Would you dare try the world’s biggest human catapult?

AJ Hackett Bungy Human Catapult

The combination of speed, height, and flight of this adventure activity may reduce you to tears. Source: @barekiwi.

AJ HACKETT BUNGY New Zealand has revealed a new world-first adventure tourism experience – the Nevis Catapult – in the remote Nevis Valley near Queenstown, New Zealand.

The Catapult sees thrill seekers experience up to 3G of force and speeds of almost 100 kilometers per hour in 1.5 seconds, as they are propelled 150 meters out across a ravine before dropping suddenly towards the valley floor and experiencing a series of jaw-dropping bounces.

The human catapult, also the world’s biggest, is the products of three decades of planning and development by AJ Hackett Bungy New Zealand co-founder Henry van Asch and team.

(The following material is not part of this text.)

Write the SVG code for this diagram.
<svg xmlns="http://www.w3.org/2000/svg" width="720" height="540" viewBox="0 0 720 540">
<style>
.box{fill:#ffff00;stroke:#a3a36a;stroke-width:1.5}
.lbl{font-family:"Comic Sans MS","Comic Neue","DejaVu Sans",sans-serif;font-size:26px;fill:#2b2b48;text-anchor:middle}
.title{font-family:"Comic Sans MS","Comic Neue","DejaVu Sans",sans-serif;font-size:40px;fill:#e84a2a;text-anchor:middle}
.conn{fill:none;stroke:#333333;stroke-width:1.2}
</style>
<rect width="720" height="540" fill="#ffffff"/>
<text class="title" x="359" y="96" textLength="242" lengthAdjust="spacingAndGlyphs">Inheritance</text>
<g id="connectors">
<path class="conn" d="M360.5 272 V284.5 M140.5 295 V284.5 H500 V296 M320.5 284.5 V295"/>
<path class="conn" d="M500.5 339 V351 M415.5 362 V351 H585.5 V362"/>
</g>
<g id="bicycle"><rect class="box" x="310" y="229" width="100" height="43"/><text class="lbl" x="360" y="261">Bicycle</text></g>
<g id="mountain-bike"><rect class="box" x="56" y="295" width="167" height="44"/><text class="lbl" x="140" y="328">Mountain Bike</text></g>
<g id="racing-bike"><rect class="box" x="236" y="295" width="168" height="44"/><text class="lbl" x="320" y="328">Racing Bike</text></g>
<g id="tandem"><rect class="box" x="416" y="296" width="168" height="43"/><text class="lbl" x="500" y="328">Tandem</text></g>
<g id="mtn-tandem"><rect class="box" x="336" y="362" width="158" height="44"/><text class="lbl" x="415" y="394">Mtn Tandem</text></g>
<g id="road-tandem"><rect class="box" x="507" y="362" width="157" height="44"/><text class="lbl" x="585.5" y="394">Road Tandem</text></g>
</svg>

Mr van Asch officially opened the Catapult experience by being launched – quite literally – across the Nevis Valley.

“It’s a pretty unique feeling, surprising even. There’s nothing else quite like it,” he said.

Housed in a pod and between a series of cables, alongside the infamous Nevis Swing, the Catapult is a unique combination of height, flight, and speed using a bespoke high-speed winch system developed over years of research.

Mr van Asch says he first came up with the idea when traveling around France during the 1980s with a friend and (later) Bungy co-founder, AJ Hackett.

“I played around with the idea by riding my mountain bike with a Bungy cord attached, off bridges. It may not have been legal,” he revealed.

AJ Hackett Bungy New Zealand Nevis Catapult

Source: James Morgan Photography

The Catapult is developed to internationally recognized global safety standards and regulated under New Zealand adventure tourism and amusement device standards.

Specialist new technology for the multi-million-dollar Catapult was developed with the company’s research team before being built in an accredited testing facility in Christchurch and then brought to site for full-scale installation, testing, and commissioning.

Testing has been conducted out-of-sight over the past nine months – beginning with weighted barrels, before moving on to a test dummy phase and finally human testing.

Mr van Asch says it’s significant to be unveiling the new experience in the company’s 30th year.

“In 1988 we took Bungy to the world and put New Zealand on the world adventure tourism map. Thirty years on it’s wonderful to still be pushing the boundaries globally.”

“AJ Hackett Bungy New Zealand is the epitome of the Kiwi entrepreneurial spirit and their investment in cutting-edge technology and new thrills is an example of how New Zealand continues to be at the forefront of adventure tourism,” Tourism New Zealand Chief Executive Stephen England-Hall said.

AJ Hackett Bungy New Zealand Nevis Catapult

Source: James Morgan Photography.

“Something like this could never have been accomplished without a combination of creativity, daring, sheer Kiwi craziness and of course investment in years of design engineering and testing.”

Mr. England-Hall believes “the Nevis Catapult will inspire thrill seekers from all over the world to come to Queenstown to push their limits further than they have ever been able to.”

“The combination of speed, height, and flight is something the world has never seen,” he commented.

The world’s first commercial bungy jump operation was established near Queenstown at the Kawarau Bridge, the ‘original home of Bungy’ in 1988.

The company – which now offers zip rides, swings, a bridge climb, tower walk and bungy experiences at five sites in Queenstown and Auckland – is set to reach one million jumps from the Kawarau Bridge Bungy Centre next month.